A 300-plus-member org- anization of part-time AACC students—mostly older than 60—is celebrating its 20th anniversary this year.
To celebrate the anniversary, the Peer Learning Partnership’s Educational Outreach Committee plans to host a speaker series once a month on Saturdays. Among the invited speakers is Washington Post Senior Editor Craig Timberg.
The PLP also plans to host a dinner at Quiet Waters Park in June.
The PLP began in 2004 when a group of friends had an idea to take turns educating one another on different topics of interest.
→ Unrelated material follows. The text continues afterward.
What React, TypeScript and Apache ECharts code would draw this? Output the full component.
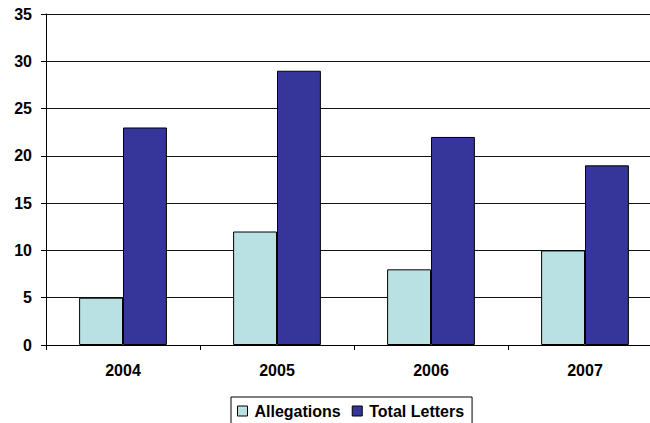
import React, { useEffect, useRef } from "react";
import * as echarts from "echarts";

const years = ["2004", "2005", "2006", "2007"];
const allegations = [5, 12, 8, 10];
const totalLetters = [23, 29, 22, 19];

export default function App() {
  const ref = useRef<HTMLDivElement>(null);

  useEffect(() => {
    document.body.style.margin = "0";
    const chart = echarts.init(ref.current!, null, { renderer: "svg" });
    const font = "'Liberation Sans', Arial, sans-serif";
    chart.setOption({
      animation: false,
      // the canvas runs a little past the visible frame on the right and bottom
      grid: { left: 46, right: 0, top: 14, bottom: 85 },
      legend: {
        left: 231,
        top: 397,
        orient: "horizontal",
        icon: "rect",
        itemWidth: 10,
        itemHeight: 10,
        itemGap: 11,
        padding: [6, 8, 12, 6],
        borderColor: "#000",
        borderWidth: 1,
        textStyle: { fontFamily: font, fontWeight: "bold", fontSize: 16, color: "#000", padding: [0, 0, 0, 2] },
        itemStyle: { borderColor: "#000", borderWidth: 1 },
        data: ["Allegations", "Total Letters"],
      },
      xAxis: {
        type: "category",
        data: years,
        axisLine: { lineStyle: { color: "#000", width: 1 } },
        axisTick: { show: true, length: 5, lineStyle: { color: "#000" } },
        axisLabel: { fontFamily: font, fontWeight: "bold", fontSize: 16, color: "#000", margin: 17 },
      },
      yAxis: {
        type: "value",
        min: 0,
        max: 35,
        interval: 5,
        axisLine: { show: true, lineStyle: { color: "#000", width: 1 } },
        axisTick: { show: true, length: 5, lineStyle: { color: "#000" } },
        axisLabel: { fontFamily: font, fontWeight: "bold", fontSize: 16, color: "#000", margin: 14 },
        splitLine: { lineStyle: { color: "#111", width: 1 } },
      },
      series: [
        {
          name: "Allegations",
          type: "bar",
          data: allegations,
          barGap: "0%",
          barCategoryGap: "43%",
          itemStyle: { color: "#B9E1E4", borderColor: "#000", borderWidth: 1 },
        },
        {
          name: "Total Letters",
          type: "bar",
          data: totalLetters,
          barGap: "0%",
          barCategoryGap: "43%",
          itemStyle: { color: "#35359A", borderColor: "#000", borderWidth: 1 },
        },
      ],
    });
    return () => chart.dispose();
  }, []);

  return (
    <div style={{ width: 650, height: 423, overflow: "hidden", position: "relative", background: "#fff" }}>
      <div ref={ref} style={{ position: "absolute", left: 0, top: 0, width: 662, height: 430 }} />
    </div>
  );
}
“The way it got started was there were a bunch of people that were good friends … who we call the founders or the pioneers,” Mark Evans, the group’s president, said. “And several of them got this great idea that, ‘Hey, you know, we got a lot of smart people in this group. What about if, as peers, we all took turns teaching courses to each other?’”
Another founder, Maggie Brinsley, helped the group become affiliated with AACC.
“She approached the person who was the director of lifelong learning at the time and asked if she would help sort of bring it under the college umbrella as a lifelong learning program while still allowing them to be a self directed learning community,” Terry Portis, AACC’s director of lifelong learning, said.
The group’s members, including a number of former college professors, engineers and other mostly retired professionals, take turns facilitating informal, six- to eight-week non-credit courses in technology, history, writing and a dozen or so other topics each semester.
Part of AACC’s Office of Lifelong Learning, the PLP has a curriculum committee that decides which courses to offer and who should facilitate them.
“There are questionnaires at the end of every course for participants to fill out and suggest courses and there are tons of them that are requested,” Karen Kendra, a PLP member who facilitates writing courses for the group, said.
Participants pay a membership fee of $30 to join PLP and another $33 for each virtual or in-person course they enroll in. Registration is through AACC.
“My philosophy has always been that when you stop learning you stop living and it’s particularly when you retire,” Evans said. “Some people are happy to go out and hit golf balls. I got tired of hitting golf balls. … You just need something more for your brain and your mind.”
Some members participate in PLP to keep their minds active after they have retired.
“When I retired, I was really concerned that I would be the kind of person that sat on a rocking chair, or in front of the computer all day long or watching TV,” David Newman, the director of PLP communications, said. “You have got to get out and be with people.”
Other members take PLP courses to learn about things they didn’t have the time for back then.
“I spent 46 years in nursing and I always loved to write,” Kendra said. “When I finished my career I didn’t know who I was anymore. When I found a place with classes, that was just a wonderful experience to be able to still learn and to learn things that I hadn’t concentrated on before.”